EDUTIC : AKI - Société et territoires autochtones
EDUTIC
RETOUR
L'hiver selon le jésuite Paul Le Jeune

Voici les qualités de l'hiver, il a été beau et bon, et bien long. Il a été beau, car il a été blanc comme neige, sans crottes et sans pluie. Je ne sais s'il a plu trois fois en quatre ou cinq mois, mais il a souvent neigé.

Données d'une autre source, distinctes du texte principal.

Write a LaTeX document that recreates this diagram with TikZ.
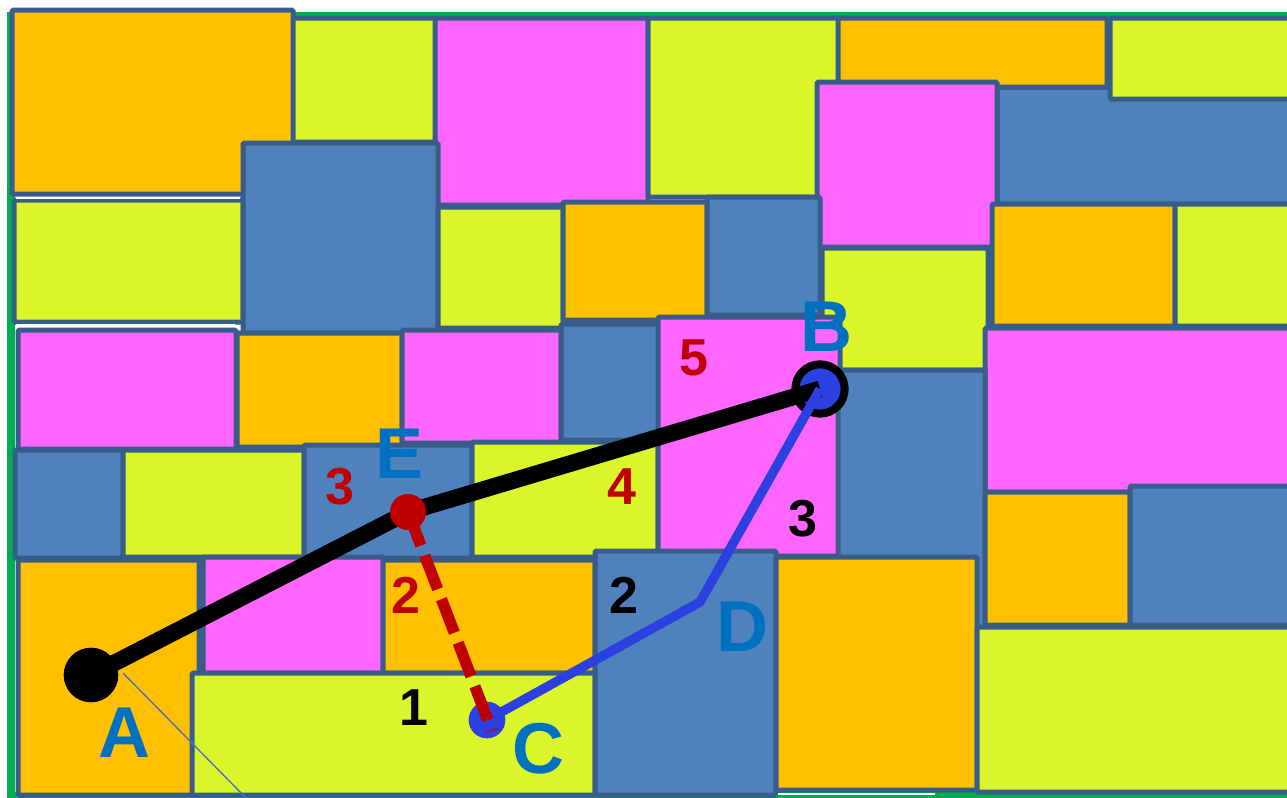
\documentclass[tikz,border=0pt]{standalone}
\usepackage{fontspec}
\setmainfont{Liberation Sans}
\definecolor{cOr}{HTML}{FFC000}
\definecolor{cYe}{HTML}{DAF62B}
\definecolor{cMa}{HTML}{FF66FF}
\definecolor{cBl}{HTML}{4F81BD}
\definecolor{cBd}{HTML}{385D8A}
\definecolor{cGr}{HTML}{00B050}
\definecolor{cPath}{HTML}{2B40E0}
\definecolor{cLab}{HTML}{0070C0}
\definecolor{cRed}{HTML}{C00000}
\definecolor{cThin}{HTML}{4472C4}
\begin{document}
\begin{tikzpicture}[x=0.75pt,y=-0.75pt,
  box/.style={draw=cBd, line width=3.75pt, rounded corners=1pt},
  lab/.style={text=cLab, font=\fontsize{54}{60}\selectfont\bfseries, inner sep=0pt},
  rnum/.style={text=cRed, font=\fontsize{39}{44}\selectfont\bfseries, inner sep=0pt},
  knum/.style={text=black, font=\fontsize{39}{44}\selectfont\bfseries, inner sep=0pt},
  dot/.style={circle, inner sep=0pt},
  gap/.style={draw=white, line width=1.1pt}]
\useasboundingbox (0,0) rectangle (1287,797);
\fill[white] (0,0) rectangle (1287,797);
\clip (0,0) rectangle (1287,797);
% frame
\draw[cGr, line width=6pt] (11,16) rectangle (1300,796);
% row 1
\draw[box, fill=cYe] (290,18) rectangle (436,142);
\draw[box, fill=cOr] (12,10) rectangle (293,194);
\draw[box, fill=cMa] (435,18) rectangle (648,205);
\draw[box, fill=cYe] (648,18) rectangle (842,197);
\draw[box, fill=cBl] (997,87) rectangle (1295,204);
\draw[box, fill=cOr] (838,18) rectangle (1107,87);
\draw[box, fill=cYe] (1110,18) rectangle (1295,99);
\draw[box, fill=cMa] (817,82) rectangle (997,247);
% row 2
\draw[box, fill=cYe] (14,200) rectangle (243,322);
\draw[box, fill=cBl] (243,143) rectangle (438,333);
\draw[box, fill=cYe] (438,207) rectangle (563,328);
\draw[box, fill=cOr] (563,202) rectangle (707,320);
\draw[box, fill=cBl] (707,197) rectangle (820,315);
\draw[box, fill=cYe] (822,248) rectangle (988,370);
\draw[box, fill=cOr] (992,204) rectangle (1175,326);
\draw[box, fill=cYe] (1175,204) rectangle (1295,326);
% row 3
\draw[box, fill=cMa] (18,330) rectangle (236,449);
\draw[box, fill=cOr] (237,333) rectangle (402,447);
\draw[box, fill=cMa] (402,330) rectangle (561,443);
\draw[box, fill=cBl] (561,324) rectangle (660,440);
\draw[box, fill=cMa] (985,328) rectangle (1295,492);
% row 4
\draw[box, fill=cBl] (15,450) rectangle (123,558);
\draw[box, fill=cYe] (123,450) rectangle (304,557);
\draw[box, fill=cBl] (304,445) rectangle (472,558);
\draw[box, fill=cYe] (472,442) rectangle (658,557);
\draw[box, fill=cMa] (658,317) rectangle (840,556);
\draw[box, fill=cBl] (838,370) rectangle (985,632);
\draw[box, fill=cOr] (985,492) rectangle (1130,625);
\draw[box, fill=cBl] (1130,486) rectangle (1295,625);
% row 5
\draw[box, fill=cOr] (18,560) rectangle (199,795);
\draw[box, fill=cMa] (203,557) rectangle (383,673);
\draw[box, fill=cOr] (383,560) rectangle (595,673);
\draw[box, fill=cYe] (192,673) rectangle (595,795);
\draw[box, fill=cBl] (595,551) rectangle (776,795);
\draw[box, fill=cOr] (776,557) rectangle (977,790);
\draw[box, fill=cYe] (977,627) rectangle (1295,792);
% thin white seams
\draw[gap] (16,198) -- (240,198);
\draw[gap] (16,325) -- (235,325);
\draw[gap] (778,794) -- (935,794);
% points
\node[dot, fill=black, minimum size=41pt] (A) at (91,675) {};
\node[dot, fill=cPath, draw=black, line width=6pt, minimum size=37pt] (B) at (820,389) {};
\node[dot, fill=cPath, minimum size=27.5pt] (C) at (487,720) {};
\coordinate (D) at (700,602);
\coordinate (T1) at (123,673);
\coordinate (T2) at (247,799);
\coordinate (Cend) at (492,731);
% connectors
\draw[cThin, line width=1pt] (T1) -- (T2);
\draw[black, line width=12.5pt, line join=round] (A.center) -- (408,512) -- (B.center);
\node[dot, fill=cRed, minimum size=27pt] (E) at (408,512) {};
\draw[cPath, line width=7pt, line join=round] (C.center) -- (D) -- (B.center);
\draw[cRed, line width=8.5pt, dash pattern=on 27pt off 8pt] (E.center) -- (Cend);
% labels
\node[lab] (lA) at (124,733) {A};
\node[lab] (lB) at (826,327) {B};
\node[lab] (lC) at (538,749) {C};
\node[lab] (lD) at (742,627) {D};
\node[lab] (lE) at (400,454) {E};
\node[rnum] (n3r) at (340,487) {3};
\node[rnum] (n2r) at (406,595) {2};
\node[rnum] (n4r) at (622,487) {4};
\node[rnum] (n5r) at (694,358) {5};
\node[knum] (n3k) at (803,519) {3};
\node[knum] (n2k) at (624,595) {2};
\node[knum] (n1k) at (414,708) {1};
\end{tikzpicture}
\end{document}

Il a été bon, car le froid y a été rigoureux; on le tient pour l'un des plus fâcheux qui ait été depuis longtemps. Il y avait partout quatre ou cinq pieds de neige, en quelques endroits, plus de dix, devant notre maison, une montagne. Les vents la rassemblant, et nous, d'autre côté, la relevant, pour faire un petit chemin devant notre porte, elle faisait comme une muraille toute blanche, plus haute d'un ou deux pieds que le toit de la maison. Le froid était parfois si violent, que nous entendions les arbres se fendre dans le bois, et se fendant faire un bruit comme des armes à feu. Il m'est arrivé qu'en écrivant fort près d'un grand feu, mon encre se gelait, et par nécessité il fallait mettre un réchaud plein de charbons ardents proche de mon écritoire, autrement j'eusse trouvé de la glace noire, au lieu d'encre.

Cette rigueur démesurée n'a duré que dix jours ou environ, non pas continuels, mais à diverses reprises; le reste du temps, quoique le froid surpasse de beaucoup les gelées de France, il n'y a rien d'intolérable, et je puis dire qu'on peut ici plus aisément travailler dans les bois, qu'on ne fait en France, où les pluies de l'hiver sont fort importunes. Mais il se faut armer de bonnes mitaines, si on ne veut avoir les mains gelées. Nos Sauvages néanmoins s'en venaient quelquefois chez nous à demi nus, sans se plaindre du froid, ce qui m'apprend que si la nature s'habitue à cela, la nature et la grâce pourront bien nous donner assez de cœur et de force pour le supporter joyeusement; s'il y a du froid, il y a du bois.

Source : Paul Le Jeune, Relation de ce qui s'est passé en la Nouvelle France en l'année 1633, Paris, Chez Sébastien Cramoisy, 1634, p. 45-47.